Spearheaded by Congresswoman Karen Bass (D-CA), the “George Floyd Justice in Policing Act” has been at the forefront of the Democratic legislative agenda for months. Democrats have applauded the reform bill, presenting it as the only way of achieving real change in terms of combating so-called police brutality or systemic racism.
“Last summer, hundreds of thousands demanded change that ends police brutality, holds police officers accountable and calls for transparency in our system of policing,” Bass said in a statement after reintroducing the House bill in February. “Due to inaction, more than 100 unarmed people have been killed or brutalized by police since then. For more than 100 years, Black communities in America have sadly been marching against police abuse and calling for the police to protect and serve us as they do others. Last year, the George Floyd Justice in Policing Act passed the House of Representatives with bipartisan support but was neglected in the Senate and by the White House.”

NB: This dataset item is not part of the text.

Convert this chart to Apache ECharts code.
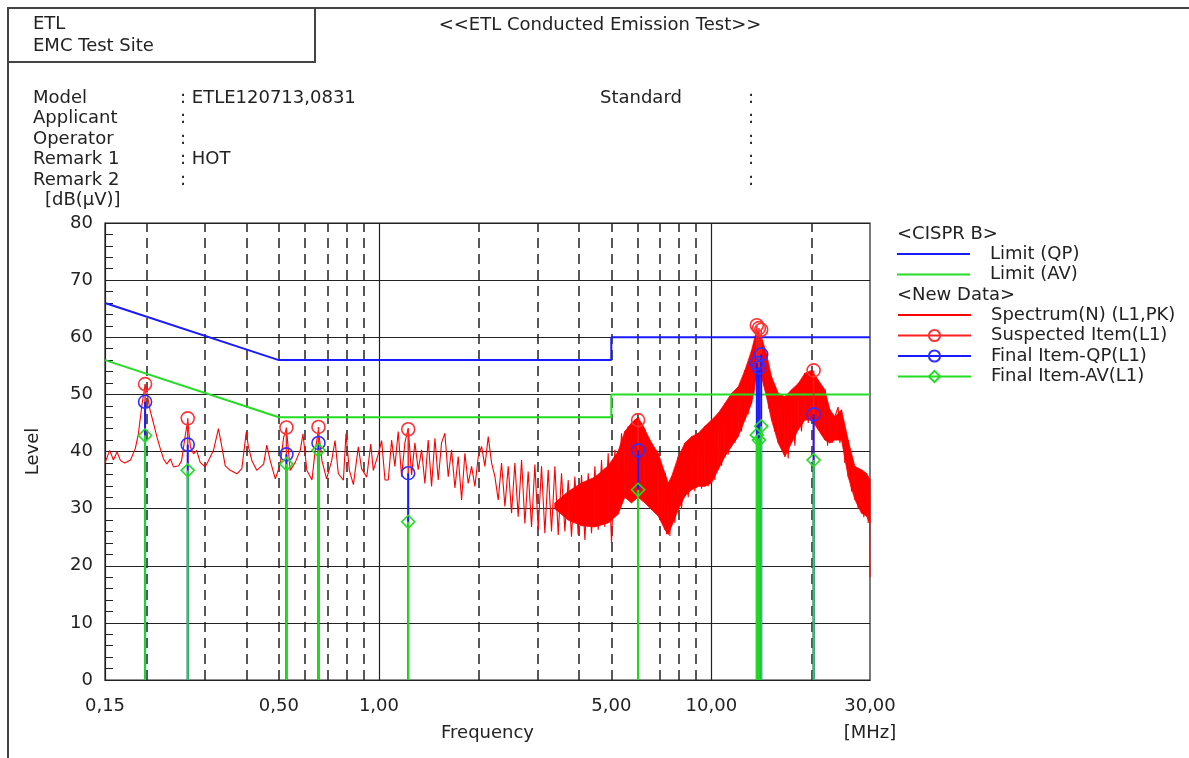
<!DOCTYPE html>
<html><head><meta charset="utf-8">
<script src="https://cdn.jsdelivr.net/npm/echarts@6/dist/echarts.min.js"></script>
<style>html,body{margin:0;padding:0;background:#fff}#c{width:1189px;height:758px}</style>
</head><body><div id="c"></div>
<script>
const FONT = 'DejaVu Sans';
const FS = 18;
const TXT = '#222';

// ---- axis ticks / grid positions (MHz) ----
const xTickLabels = [0.15, 0.5, 1, 5, 10, 30];
const xMajorGrid = [1, 10];
const xMinorGrid = [0.2, 0.3, 0.4, 0.5, 0.6, 0.7, 0.8, 0.9, 2, 3, 4, 5, 6, 7, 8, 9, 20];

// ---- CISPR B limits ----
const limitFreq = [0.15, 0.5, 5, 5, 30];
const limitQPLevel = [66, 56, 56, 60, 60];
const limitAVLevel = [56, 46, 46, 50, 50];

// ---- spectrum (peak) trace ----
const specFreq = [
 0.150,0.155,0.159,0.163,0.167,0.172,0.179,0.185,0.189,0.194,0.198,0.200,0.205,0.210,0.215,0.220,0.225,0.230,0.236,0.241,
 0.250,0.255,0.261,0.266,0.271,0.277,0.283,0.290,0.300,0.307,0.318,0.329,0.337,0.345,0.357,0.374,0.387,0.399,0.405,0.415,
 0.429,0.450,0.460,0.471,0.488,0.505,0.517,0.527,0.541,0.560,0.580,0.591,0.607,0.629,0.643,0.658,0.674,0.696,0.721,0.738,
 0.755,0.782,0.796,0.815,0.838,0.867,0.887,0.919,0.945,0.962,0.996,1.019,1.043,
 1.067,1.092,1.117,1.143,1.170,1.197,1.225,1.254,1.283,1.313,1.344,1.375,1.407,1.440,1.474,1.508,1.543,1.579,1.616,1.654,
 1.693,1.732,1.773,1.814,1.856,1.900,1.944,1.990,2.036,2.083,2.132,2.182,2.233,2.285,2.338,2.393,2.449,2.506,2.564,2.624,
 2.686,2.748,2.812,2.878,2.945,3.014,3.084,3.156,3.230,3.305,3.383,3.462,3.542,3.625,3.710,3.796,3.885,3.976,4.069,4.164,
 4.261,4.360,4.462,4.566,4.673,4.782,4.893,5.008,5.125,5.244,5.367,5.492,5.620,5.751,5.886,6.023,6.164,
 6.310,6.457,6.607,6.762,6.920,7.084,7.248,7.333,7.417,7.504,7.590,7.767,7.950,8.135,8.325,8.519,8.717,8.920,9.129,9.342,
 9.561,9.783,10.01,10.24,10.48,10.73,10.98,11.24,11.50,11.77,12.04,12.32,12.61,12.90,13.21,13.42,13.67,13.90,14.15,14.39,
 14.65,14.89,15.17,15.52,15.89,16.26,16.64,17.02,17.42,17.83,18.25,18.67,19.11,19.56,20.01,20.48,20.96,21.44,21.95,22.36,
 22.72,23.09,23.52,24.07,24.35,24.92,25.20,25.79,26.40,27.01,27.64,28.28,28.74,29.28,29.63,29.90,30.00
];
const specLevel = [
 38.0,40.2,38.5,39.9,38.4,38.0,38.5,40.5,43.1,48.4,51.6,50.7,47.2,44.9,42.5,40.5,38.7,37.8,38.7,37.3,
 37.5,38.4,42.5,45.4,40.8,39.6,40.2,38.1,37.3,38.4,40.2,44.0,40.8,37.5,36.7,36.1,37.0,43.4,40.8,38.4,
 36.7,37.8,41.1,38.4,35.2,37.8,42.5,44.0,36.7,38.1,40.2,43.1,36.7,35.0,40.2,43.7,38.4,35.2,38.4,41.9,
 36.1,35.0,43.1,36.7,34.2,40.8,37.0,35.5,41.3,36.7,39.6,41.9,35.0,
 35.0,42.0,37.4,43.5,35.6,41.5,44.1,35.9,41.5,36.8,40.3,34.4,42.0,33.9,42.3,35.0,41.5,43.2,35.6,40.3,
 33.6,39.1,31.5,39.7,34.4,37.4,33.9,39.1,40.9,37.4,42.6,38.0,35.6,31.5,38.0,30.4,37.4,29.2,38.0,28.6,
 38.5,27.4,36.5,26.8,37.7,26.3,37.4,25.7,36.8,26.0,37.4,25.4,36.2,26.0,35.0,25.1,35.6,25.4,35.9,24.5,
 36.2,25.7,37.4,26.3,38.5,26.8,39.7,24.0,40.3,31.5,43.2,34.4,44.4,37.4,45.6,35.6,45.0,
 43.8,30.5,41.5,29.5,39.7,27.8,36.2,25.5,34.5,25.2,35.6,27.5,39.1,30.0,41.5,32.0,42.6,33.0,43.2,33.5,
 44.4,33.9,45.5,35.0,46.7,37.5,48.4,39.5,50.2,41.5,51.3,43.5,54.2,46.5,57.7,50.0,61.2,53.0,60.0,51.5,
 57.1,47.5,53.1,43.5,50.2,40.5,49.6,38.8,50.8,41.0,51.9,43.5,53.7,45.0,54.2,45.0,52.5,43.0,50.8,41.0,
 47.3,41.5,46.1,47.8,41.5,45.0,38.0,42.0,33.0,37.4,30.0,36.8,28.5,36.2,27.5,35.1,18.0
];

// ---- dense part of the spectrum: solid band between lower and upper envelope ----
const bandFreq = [3.38,3.71,4.07,4.46,4.89,5.24,5.49,5.75,6.02,6.31,6.61,6.92,7.25,7.42,7.59,7.95,8.33,8.72,9.13,9.56,
 10.01,10.48,10.98,11.50,12.04,12.61,13.21,13.67,14.15,14.65,15.17,15.89,16.64,17.42,18.25,19.11,20.01,20.96,21.95,22.72,
 23.52,24.63,25.79,27.01,28.28,29.28,30.00];
const bandLow = [30.0,28.0,27.0,26.8,27.5,29.0,32.0,31.0,32.0,31.0,29.8,28.7,26.3,25.5,26.9,29.8,32.2,33.3,33.9,33.9,
 34.5,36.8,39.1,40.9,42.6,45.5,48.4,53.1,53.1,49.6,45.5,41.5,39.1,41.5,43.8,45.5,45.5,43.8,42.0,41.5,
 42.0,42.0,35.6,31.6,29.2,28.7,27.5];
const bandHigh = [31.0,33.0,34.5,35.5,37.5,40.0,43.5,45.0,46.0,43.8,41.5,39.7,36.2,34.5,35.6,39.1,41.5,42.6,43.2,44.4,
 45.5,46.7,48.4,50.2,51.3,54.2,57.7,61.2,60.0,57.1,53.1,50.2,49.6,50.8,51.9,53.7,54.2,52.5,50.8,47.3,
 46.1,47.3,42.0,37.4,36.8,36.2,35.1];

// ---- measured items ----
const itemFreq  = [0.198, 0.266, 0.527, 0.658, 1.225, 6.02, 13.70, 13.90, 14.12, 20.30];
const suspLevel = [51.8, 45.8, 44.2, 44.3, 43.9, 45.5, 62.1, 61.6, 61.3, 54.2];
const qpLevel   = [48.7, 41.2, 39.5, 41.5, 36.2, 40.2, 55.5, 54.7, 57.0, 46.5];
const avLevel   = [42.8, 36.7, 37.8, 40.2, 27.7, 33.3, 42.9, 42.0, 44.4, 38.5];

const zip = (xs, ys) => xs.map((x, i) => [x, ys[i]]);
function stems(levels) {
  const d = [];
  itemFreq.forEach((f, i) => {
    d.push({ value: [f, 0], symbol: 'none' });
    d.push({ value: [f, levels[i]] });
    d.push({ value: [f, '-'], symbol: 'none' });
  });
  return d;
}
const bandData = bandFreq.slice(0, -1).map((f, i) =>
  [f, bandLow[i], bandHigh[i], bandFreq[i + 1], bandLow[i + 1], bandHigh[i + 1]]);

const chart = echarts.init(document.getElementById('c'), null, { renderer: 'canvas' });
const tStyle = { fontFamily: FONT, fontSize: FS, color: TXT };
function txt(x, y, s, align) {
  return { type: 'text', x: x, y: y, silent: true,
    style: { text: s, font: FS + 'px "' + FONT + '"', fill: TXT, align: align || 'left', verticalAlign: 'middle' } };
}
const LINE_ICON = 'path://M0 0H73V2H0Z';
const legendText = { fontFamily: FONT, fontSize: FS, color: TXT, lineHeight: 20, padding: [0, 0, 0, 15] };
function hollow(c) { return { color: 'rgba(255,255,255,0)', borderColor: c, borderWidth: 1.6 }; }

const option = {
  animation: false,
  backgroundColor: '#fff',
  grid: { left: 105, right: 319, top: 223, bottom: 78, show: true, borderColor: '#222', borderWidth: 1.2, backgroundColor: 'transparent' },
  xAxis: {
    type: 'log', logBase: 10, min: 0.15, max: 30,
    axisLine: { show: true, lineStyle: { color: '#222', width: 1.2 } },
    axisTick: { show: false },
    splitLine: { show: false },
    axisLabel: { customValues: xTickLabels, formatter: v => Number(v).toFixed(2).replace('.', ','),
      fontFamily: FONT, fontSize: FS, color: TXT, margin: 17 },
    name: 'Frequency', nameLocation: 'middle', nameGap: 44, nameTextStyle: tStyle
  },
  yAxis: {
    type: 'value', min: 0, max: 80, interval: 10,
    axisLine: { show: true, lineStyle: { color: '#222', width: 1.2 } },
    axisTick: { show: true, inside: true, length: 8, lineStyle: { color: '#222' } },
    minorTick: { show: true, splitNumber: 5, length: 8, lineStyle: { color: '#222' } },
    splitLine: { show: true, lineStyle: { color: '#222', width: 1.2 } },
    axisLabel: { fontFamily: FONT, fontSize: FS, color: TXT, margin: 12 },
    name: 'Level', nameLocation: 'middle', nameRotate: 90, nameGap: 63, nameTextStyle: tStyle
  },
  legend: [
    { data: [{ name: 'Limit (QP)', icon: LINE_ICON }, { name: 'Limit (AV)', icon: LINE_ICON }],
      orient: 'vertical', left: 897, top: 244, padding: 0,
      itemWidth: 73, itemHeight: 14, itemGap: 0.5, selectedMode: false, textStyle: legendText },
    { data: [{ name: 'Spectrum(N) (L1,PK)', icon: LINE_ICON }, 'Suspected Item(L1)', 'Final Item-QP(L1)', 'Final Item-AV(L1)'],
      orient: 'vertical', left: 897, top: 305, padding: 0,
      itemWidth: 73, itemHeight: 14, itemGap: 0.5, selectedMode: false, textStyle: legendText }
  ],
  graphic: [
    { type: 'line', silent: true, shape: { x1: 8, y1: 8, x2: 1189, y2: 8 }, style: { stroke: '#444', lineWidth: 2 } },
    { type: 'line', silent: true, shape: { x1: 8, y1: 8, x2: 8, y2: 758 }, style: { stroke: '#444', lineWidth: 2 } },
    { type: 'rect', silent: true, shape: { x: 8, y: 8, width: 307, height: 54 }, style: { stroke: '#444', lineWidth: 2, fill: 'none' } },
    txt(33, 24, 'ETL'),
    txt(33, 46, 'EMC Test Site'),
    txt(600, 25, '<<ETL Conducted Emission Test>>', 'center'),
    txt(33, 98, 'Model'), txt(33, 118, 'Applicant'), txt(33, 139, 'Operator'), txt(33, 159, 'Remark 1'), txt(33, 180, 'Remark 2'),
    txt(180, 98, ': ETLE120713,0831'), txt(180, 118, ':'), txt(180, 139, ':'), txt(180, 159, ': HOT'), txt(180, 180, ':'),
    txt(600, 98, 'Standard'),
    txt(748, 98, ':'), txt(748, 118, ':'), txt(748, 139, ':'), txt(748, 159, ':'), txt(748, 180, ':'),
    txt(45, 200, '[dB(μV)]'),
    txt(897, 234, '<CISPR B>'),
    txt(897, 295, '<New Data>'),
    txt(870, 733, '[MHz]', 'center')
  ],
  series: [
    { name: 'band', type: 'custom', data: bandData, silent: true, z: 2,
      encode: { x: [0, 3], y: [1, 2, 4, 5] },
      renderItem: (params, api) => {
        const a = api.coord([api.value(0), api.value(1)]);
        const b = api.coord([api.value(0), api.value(2)]);
        const c = api.coord([api.value(3), api.value(5)]);
        const d = api.coord([api.value(3), api.value(4)]);
        return { type: 'polygon', shape: { points: [a, b, c, d] },
          style: { fill: '#ff0000', stroke: '#ff0000', lineWidth: 0.8 } };
      } },
    { name: 'Spectrum(N) (L1,PK)', type: 'line', data: zip(specFreq, specLevel), symbol: 'none', z: 3,
      color: '#ff0000', lineStyle: { color: '#ff0000', width: 1.1 },
      markLine: { silent: true, symbol: ['none', 'none'], label: { show: false }, z: 1, animation: false,
        emphasis: { disabled: true },
        data: xMinorGrid.map(v => ({ xAxis: v, lineStyle: { type: [10, 6], color: '#222', width: 1.5 } }))
          .concat(xMajorGrid.map(v => ({ xAxis: v, lineStyle: { type: 'solid', color: '#222', width: 1.2 } }))) } },
    { name: 'Limit (QP)', type: 'line', data: zip(limitFreq, limitQPLevel), symbol: 'none', z: 4,
      color: '#1a1aff', lineStyle: { color: '#1a1aff', width: 2 } },
    { name: 'Limit (AV)', type: 'line', data: zip(limitFreq, limitAVLevel), symbol: 'none', z: 4,
      color: '#22dd22', lineStyle: { color: '#22dd22', width: 2 } },
    { name: 'Suspected Item(L1)', type: 'line', data: stems(suspLevel), symbol: 'circle', symbolSize: 13,
      showSymbol: true, connectNulls: false, z: 5, color: '#ff3333',
      itemStyle: hollow('#ff3333'), lineStyle: { color: '#ff2020', width: 1.5 } },
    { name: 'Final Item-QP(L1)', type: 'line', data: stems(qpLevel), symbol: 'circle', symbolSize: 13,
      showSymbol: true, connectNulls: false, z: 6, color: '#3030ff',
      itemStyle: hollow('#3030ff'), lineStyle: { color: '#1a1aff', width: 2 } },
    { name: 'Final Item-AV(L1)', type: 'line', data: stems(avLevel), symbol: 'diamond', symbolSize: 13,
      showSymbol: true, connectNulls: false, z: 7, color: '#22dd22',
      itemStyle: hollow('#22dd22'), lineStyle: { color: '#22dd22', width: 2 } }
  ]
};
chart.setOption(option);
</script>
</body></html>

“After we marched, we voted, and today we re-introduce the bill with renewed hope that it will become law. Never again should an unarmed individual be murdered or brutalized by someone who is supposed to serve and protect them,” she continued. “Never again should a family have to watch the murder of their loved one over and over again on the TV. Never again should the world be subject to witnessing what we saw happen to George Floyd in the streets in Minnesota.”
Here are the key changes imposed by this bill:
The “George Floyd Justice in Policing Act” changes policing protocols as follows:
- Eliminates “racial, religious, and discriminatory profiling.”
- Bans chokeholds and carotid holds.
- Bans federal no-knock warrants
- Requires dash cams and body cams for federal officers, and directs local law enforcement agencies to use funds towards body cameras
- Places limits on “the transfer of military-grade equipment to state and local law enforcement.”
The “George Floyd Justice in Policing Act” also eliminates “qualified immunity,” which protects civil servants from being personally sued for the alleged violation of another person’s constitutional rights, unless a court ruled those actions were “clearly established” and deemed unconstitutional. Under this bill, this protection would be entirely eliminated for police officers.
National Police Misconduct Registry
The bill also creates a “National Police Misconduct Registry,” to which officers who are fired or placed on leave must be referred. The bill also requires state and federal law enforcement agencies to provide use-of-force data, which is broken down “by race, sex, disability, religion, [and] age.”
Policing task force
In addition, the bill establishes a policing task force that will:
- Develop new law enforcement training requirements.
- Study the impact of laws and how they relate to a “delay [in] answers posed by investigators of law enforcement misconduct.”
- “Coordinate the investigation, prosecution and enforcement efforts of federal, state and local governments in cases related to law enforcement misconduct.”
This version of the bill passed in the House, predominantly along party lines. According to CNN, Reps. Jared Golden (D-ME) and Ron Kind (D-WI), voted against the bill while Rep. Lance Gooden (R-TX) said he accidentally voted in favor of the legislation.
Sen. Tim Scott (R-SC), one of the GOP’s central voices on the subject of police reform, is currently in talks with Bass over changes to the bill, particularly regarding qualified immunity. Scott proposed an alternative idea: instead of eliminating qualified immunity, plaintiffs could bring lawsuits against specific police departments and law enforcement agencies, rather than individual officers.